Whatpm::XML::Parser - An XML parser


SYNOPSIS

  use Whatpm::XML::Parser;
  use Message::DOM::DOMImplementation;
  $parser = Whatpm::XML::Parser->new;
  $dom = Message::DOM::DOMImplementation->new;
  $doc = $dom->create_document;
  
  $parser->parse_char_string ($chars => $doc);
  ## Or, just use DOM attribute:
  $doc->inner_html ($chars);


DESCRIPTION

The Whatpm::XML::Parser module is an implementation of the XML parser. The parser is not Draconian - the parser does not holt on well-formedness errors. It implements a variant of XML5 proposal, which defines error handling for ill-formed XML documents.


METHODS

It is recommended to use standard DOM interface, such as inner_html method of the Document object, to parse an XML string, where possible.

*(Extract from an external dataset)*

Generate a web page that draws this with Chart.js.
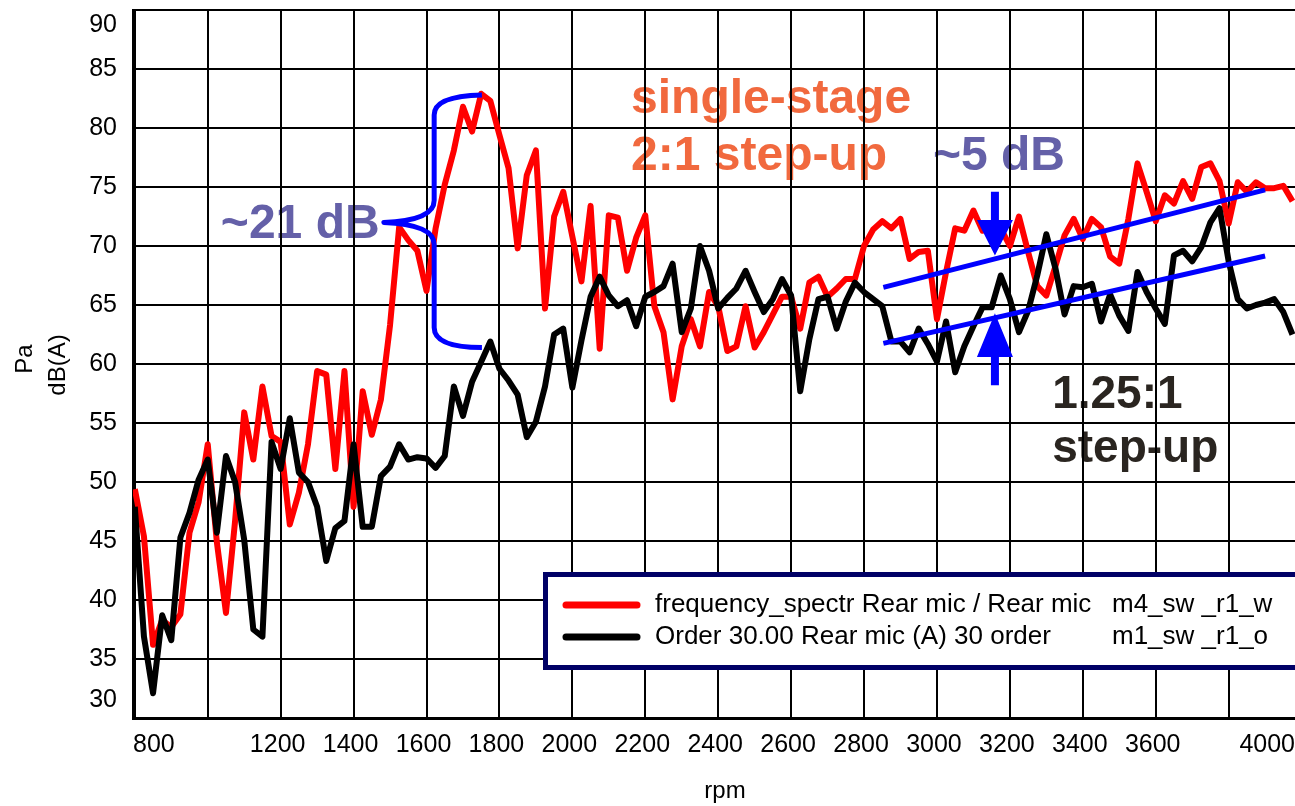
<!DOCTYPE html>
<html><head><meta charset="utf-8">
<script src="https://cdn.jsdelivr.net/npm/chart.js@4.4.1/dist/chart.umd.min.js"></script>
<style>html,body{margin:0;padding:0;background:#fff;overflow:hidden}#wrap{width:1295px;height:806px;position:relative}</style>
</head><body><div id="wrap"><canvas id="c" width="1295" height="806"></canvas></div>
<script>
// ---- data ----
const rpm = [
  800,825,850,875,900,925,950,975,
  1000,1025,1050,1075,1100,1125,1150,1175,
  1200,1225,1250,1275,1300,1325,1350,1375,
  1400,1425,1450,1475,1500,1525,1550,1575,
  1600,1625,1650,1675,1700,1725,1750,1775,
  1800,1825,1850,1875,1900,1925,1950,1975,
  2000,2025,2050,2075,2100,2125,2150,2175,
  2200,2225,2250,2275,2300,2325,2350,2375,
  2400,2425,2450,2475,2500,2525,2550,2575,
  2600,2625,2650,2675,2700,2725,2750,2775,
  2800,2825,2850,2875,2900,2925,2950,2975,
  3000,3025,3050,3075,3100,3125,3150,3175,
  3200,3225,3250,3275,3300,3325,3350,3375,
  3400,3425,3450,3475,3500,3525,3550,3575,
  3600,3625,3650,3675,3700,3725,3750,3775,
  3800,3825,3850,3875,3900,3925,3950,3975
];
const frequencySpectrum = [
  49.4,45.4,36.2,38.3,37.7,38.8,45.7,48.3,
  53.2,44.9,38.9,46.7,55.9,51.9,58.1,53.9,
  53.4,46.4,49.1,53.2,59.4,59.1,51.1,59.4,
  47.9,57.7,54.0,57.0,63.3,71.6,70.5,69.6,
  66.2,71.5,75.2,78.1,81.8,79.7,82.9,82.3,
  79.4,76.6,69.8,76.0,78.1,64.7,72.5,74.6,
  70.8,67.0,73.4,61.3,72.6,72.4,67.9,70.7,
  72.6,64.9,62.7,57.0,61.5,63.8,61.5,66.1,
  64.9,61.1,61.5,64.9,61.4,62.7,64.2,65.7,
  65.7,63.0,66.9,67.4,65.7,66.4,67.2,67.2,
  70.0,71.4,72.1,71.5,72.3,68.9,69.5,69.6,
  63.8,67.8,71.5,71.3,73.0,71.3,71.8,71.5,
  70.0,72.5,69.5,66.6,65.8,68.3,70.9,72.3,
  70.6,72.3,71.6,69.1,68.5,72.3,77.0,74.6,
  72.1,74.3,73.6,75.5,74.0,76.7,77.0,75.5,
  71.9,75.4,74.6,75.4,74.9,74.9,75.1,73.8
];
const order30 = [
  47.9,36.9,32.1,38.7,36.6,45.3,47.4,50.2,
  51.9,45.7,52.2,50.0,45.1,37.5,36.9,53.4,
  51.1,55.4,50.8,50.0,47.9,43.3,46.1,46.7,
  53.2,46.2,46.2,50.5,51.3,53.2,51.9,52.1,
  52.0,51.2,52.2,58.1,55.6,58.5,60.2,61.9,
  59.6,58.6,57.4,53.8,55.1,58.1,62.5,63.0,
  58.0,62.0,65.7,67.4,65.8,64.9,65.4,63.2,
  65.7,66.1,66.6,68.5,62.7,64.7,70.0,67.9,
  64.7,65.6,66.4,67.9,66.1,64.4,65.5,67.2,
  65.8,57.7,62.1,65.5,65.7,63.0,65.3,66.9,
  66.1,65.5,64.9,61.9,61.9,61.0,63.0,61.7,
  60.2,63.6,59.3,61.5,63.2,64.8,64.8,67.5,
  65.5,62.7,64.5,67.5,71.0,68.1,64.2,66.6,
  66.5,66.8,63.6,65.9,64.1,62.8,67.8,66.1,
  64.7,63.4,69.2,69.6,68.7,69.9,72.0,73.2,
  68.7,65.5,64.7,65.0,65.2,65.5,64.4,62.5
];
const trendRpm = [2853, 3900];
const trendUpper = [66.5, 74.75];
const trendLower = [61.75, 69.15];

const xTickValues = [800,1000,1200,1400,1600,1800,2000,2200,2400,2600,2800,3000,3200,3400,3600,3800,4000];
const xTickLabels = ['800','','1200','1400','1600','1800','2000','2200','2400','2600','2800','3000','3200','3400','3600','','4000'];
const yTickValues = [30,35,40,45,50,55,60,65,70,75,80,85,90];
const yTickLabels = ['30','35','40','45','50','55','60','65','70','75','80','85','90'];

const seriesLabels = ['frequency_spectr Rear mic / Rear mic', 'Order 30.00 Rear mic (A) 30 order'];
const seriesTags = ['m4_sw _r1_w', 'm1_sw _r1_o'];

// ---- annotation settings (data units) ----
const FONT = '"Liberation Sans", Arial, Helvetica, sans-serif';
const notes = [
  {lines:['single-stage','2:1 step-up'], x:2161, y:81.27, lh:57, size:48, color:'#f1693e'},
  {lines:['~5 dB'], x:2989, y:76.44, lh:0, size:48, color:'#6460a8'},
  {lines:['~21 dB'], x:1036, y:70.68, lh:0, size:48, color:'#6460a8'},
  {lines:['1.25:1','step-up'], x:3316, y:56.27, lh:54, size:46, color:'#2a2520'}
];
const brace = {tip:1483, spine:1621, end:1752, top:82.8, mid:72.0, bottom:61.4};
const arrows = [
  {x:3159, tail:74.6, base:72.2, tip:69.2},
  {x:3159, tail:58.2, base:60.6, tip:64.3}
];

const pts = (xs, ys) => xs.map((x, i) => ({x: x, y: ys[i]}));

const annot = {
  id: 'annot',
  beforeDraw(chart) {
    const c = chart.ctx, xs = chart.scales.x, ys = chart.scales.y;
    c.save();
    c.fillStyle = '#fff';
    c.fillRect(0, 0, chart.width, chart.height);
    c.textAlign = 'left'; c.textBaseline = 'alphabetic';
    notes.forEach(n => {
      c.font = 'bold ' + n.size + 'px ' + FONT;
      c.fillStyle = n.color;
      const x = xs.getPixelForValue(n.x), y = ys.getPixelForValue(n.y);
      n.lines.forEach((ln, k) => c.fillText(ln, x, y + k * n.lh));
    });
    c.restore();
  },
  afterDatasetsDraw(chart) {
    const c = chart.ctx, xs = chart.scales.x, ys = chart.scales.y;
    c.save();
    // brace
    const tx = xs.getPixelForValue(brace.tip), sx = xs.getPixelForValue(brace.spine), ex = xs.getPixelForValue(brace.end);
    const ty = ys.getPixelForValue(brace.top), my = ys.getPixelForValue(brace.mid), by = ys.getPixelForValue(brace.bottom);
    c.beginPath();
    c.moveTo(ex, ty);
    c.quadraticCurveTo(sx, ty + 1, sx, ty + 20);
    c.lineTo(sx, my - 22);
    c.quadraticCurveTo(sx, my - 2, tx, my);
    c.quadraticCurveTo(sx, my + 2, sx, my + 22);
    c.lineTo(sx, by - 20);
    c.quadraticCurveTo(sx, by, ex, by);
    c.strokeStyle = '#0000ff'; c.lineWidth = 5; c.lineJoin = 'round'; c.lineCap = 'butt';
    c.stroke();
    // arrows
    c.fillStyle = '#0000ff';
    arrows.forEach(a => {
      const x = xs.getPixelForValue(a.x), yT = ys.getPixelForValue(a.tail), yB = ys.getPixelForValue(a.base), yP = ys.getPixelForValue(a.tip);
      c.beginPath();
      c.moveTo(x - 4, yT); c.lineTo(x + 4, yT); c.lineTo(x + 4, yB); c.lineTo(x + 18, yB);
      c.lineTo(x, yP); c.lineTo(x - 18, yB); c.lineTo(x - 4, yB); c.closePath();
      c.fill();
    });
    c.restore();
  },
  afterDraw(chart) {
    const c = chart.ctx, xs = chart.scales.x, ys = chart.scales.y, ca = chart.chartArea;
    c.save();
    c.fillStyle = '#000';
    c.font = '25px ' + FONT;
    // y tick labels
    c.textAlign = 'right'; c.textBaseline = 'middle';
    yTickValues.forEach((v, i) => {
      let y = ys.getPixelForValue(v);
      y = Math.min(Math.max(y, ca.top + 15), ca.bottom - 18);
      c.fillText(yTickLabels[i], 117, y);
    });
    // x tick labels
    c.textAlign = 'left';
    xTickValues.forEach((v, i) => {
      const lab = xTickLabels[i];
      if (!lab) return;
      const w = c.measureText(lab).width;
      let x = xs.getPixelForValue(v) - 3 - w / 2;
      x = Math.max(x, ca.left);
      x = Math.min(x, chart.width - w);
      c.fillText(lab, x, 745);
    });
    // axis titles
    c.font = '24px ' + FONT;
    c.textAlign = 'center';
    c.fillText('rpm', 725, 791);
    c.save(); c.translate(25, 359); c.rotate(-Math.PI / 2); c.fillText('Pa', 0, 0); c.restore();
    c.save(); c.translate(58, 365); c.rotate(-Math.PI / 2); c.fillText('dB(A)', 0, 0); c.restore();
    // legend
    c.fillStyle = '#fff';
    c.fillRect(545, 574, 760, 93);
    c.strokeStyle = '#000066'; c.lineWidth = 5;
    c.strokeRect(545.5, 574.5, 780, 93);
    const legendColors = ['#ff0000', '#000000'];
    c.font = '26px ' + FONT; c.textAlign = 'left'; c.textBaseline = 'middle';
    seriesLabels.forEach((lab, i) => {
      const y = 605 + i * 32;
      c.beginPath(); c.moveTo(566, y); c.lineTo(637, y);
      c.strokeStyle = legendColors[i]; c.lineWidth = 7; c.lineCap = 'round'; c.stroke();
      c.fillStyle = '#000';
      c.fillText(lab, 655, y);
      c.fillText(seriesTags[i], 1112, y);
    });
    c.restore();
  }
};

const gridOpts = {color: '#000', lineWidth: 2, drawTicks: false};
new Chart(document.getElementById('c'), {
  type: 'line',
  data: {
    datasets: [
      {label: 'trend upper', data: pts(trendRpm, trendUpper), borderColor: '#0000ff', borderWidth: 5, pointRadius: 0, borderCapStyle: 'butt'},
      {label: 'trend lower', data: pts(trendRpm, trendLower), borderColor: '#0000ff', borderWidth: 5, pointRadius: 0, borderCapStyle: 'butt'},
      {label: seriesLabels[1], data: pts(rpm, order30), borderColor: '#000000', borderWidth: 6, pointRadius: 0, borderJoinStyle: 'round', tension: 0},
      {label: seriesLabels[0], data: pts(rpm, frequencySpectrum), borderColor: '#ff0000', borderWidth: 6, pointRadius: 0, borderJoinStyle: 'round', tension: 0}
    ]
  },
  options: {
    responsive: false,
    animation: false,
    devicePixelRatio: 1,
    layout: {padding: {top: 10, right: 0, left: 0, bottom: 0}},
    plugins: {legend: {display: false}, tooltip: {enabled: false}},
    scales: {
      x: {
        type: 'linear', min: 795, max: 3982,
        afterBuildTicks: s => { s.ticks = xTickValues.filter(v => v >= s.min && v <= s.max).map(v => ({value: v})); },
        afterFit: s => { s.height = 88; },
        ticks: {display: false},
        grid: gridOpts,
        border: {color: '#000', width: 3}
      },
      y: {
        type: 'linear', min: 30, max: 90,
        afterBuildTicks: s => { s.ticks = yTickValues.map(v => ({value: v})); },
        afterFit: s => { s.width = 133; },
        ticks: {display: false},
        grid: gridOpts,
        border: {color: '#000', width: 3}
      }
    }
  },
  plugins: [annot]
});
</script>
</body></html>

The the Whatpm::XML::Parser manpage module, which, in fact, is used to implement the inner_html method, offers more control on how parser behaves, which would not be useful unless you are writing a complex user agent such as browser or validator.

The the Whatpm::XML::Parser manpage module provides following methods:

$parser = Whatpm::XML::Parser->new

Create a new parser.

$parser->parse_char_string ($chars => $doc)

Parse a string of characters (i.e. a possibly utf8-flagged string) as XML and construct the DOM tree.

The first argument to the method must be a string to parse. It may or may not be a valid or well-formed XML document.

The second argument to the method must be a DOM Document object (the Message::DOM::Document manpage). Any child nodes of the document is first removed by the parser.

$code = $parser->onerror
$parser->onerror ($new_code)

Get or set the error handler for the parser. Any parse error, as well as warning and information, is reported to the handler. See the Whatpm::Errors manpage for more information.

Parsed document structure is reflected to the Document object specified as an argument to parse methods.


SEE ALSO

the Message::DOM::Document manpage, the Message::DOM::Element manpage.

the Whatpm::ContentChecker manpage.

the Whatpm::HTML::Parser manpage.


SPECIFICATIONS

[XML]

XML 1.0 <http://www.w3.org/TR/xml/>.

XML 1.1 <http://www.w3.org/TR/xml11/>.

Namespaces in XML 1.0 <http://www.w3.org/TR/xml-names/>.

Namespaces in XML 1.1 <http://www.w3.org/TR/xml-names11/>.

XML Information Set <http://www.w3.org/TR/xml-infoset/>.

DOM Level 3 Core - Infoset Mapping <http://www.w3.org/TR/DOM-Level-3-Core/infoset-mapping.html>.

XML5. See <http://suika.fam.cx/~wakaba/wiki/sw/n/XML5> for references.

[HTML]

HTML Living Standard -Parsing XHTML documents <http://www.whatwg.org/specs/web-apps/current-work/#parsing-xhtml-documents>.

[XMLCC]

manakai's XML Conformance Checking <http://suika.fam.cx/www/markup/xml/xmlcc/xmlcc-work>.

[DTDEF]

DOM Document Type Definition Module <http://suika.fam.cx/www/markup/xml/domdtdef/domdtdef-work>.

[MANAKAI]

manakai DOM Extensions <http://suika.fam.cx/~wakaba/wiki/sw/n/manakai%20DOM%20Extensions>.


AUTHOR

Wakaba <w@suika.fam.cx>.


LICENSE

Copyright 2007-2012 Wakaba <w@suika.fam.cx>.

This library is free software; you can redistribute it and/or modify it under the same terms as Perl itself.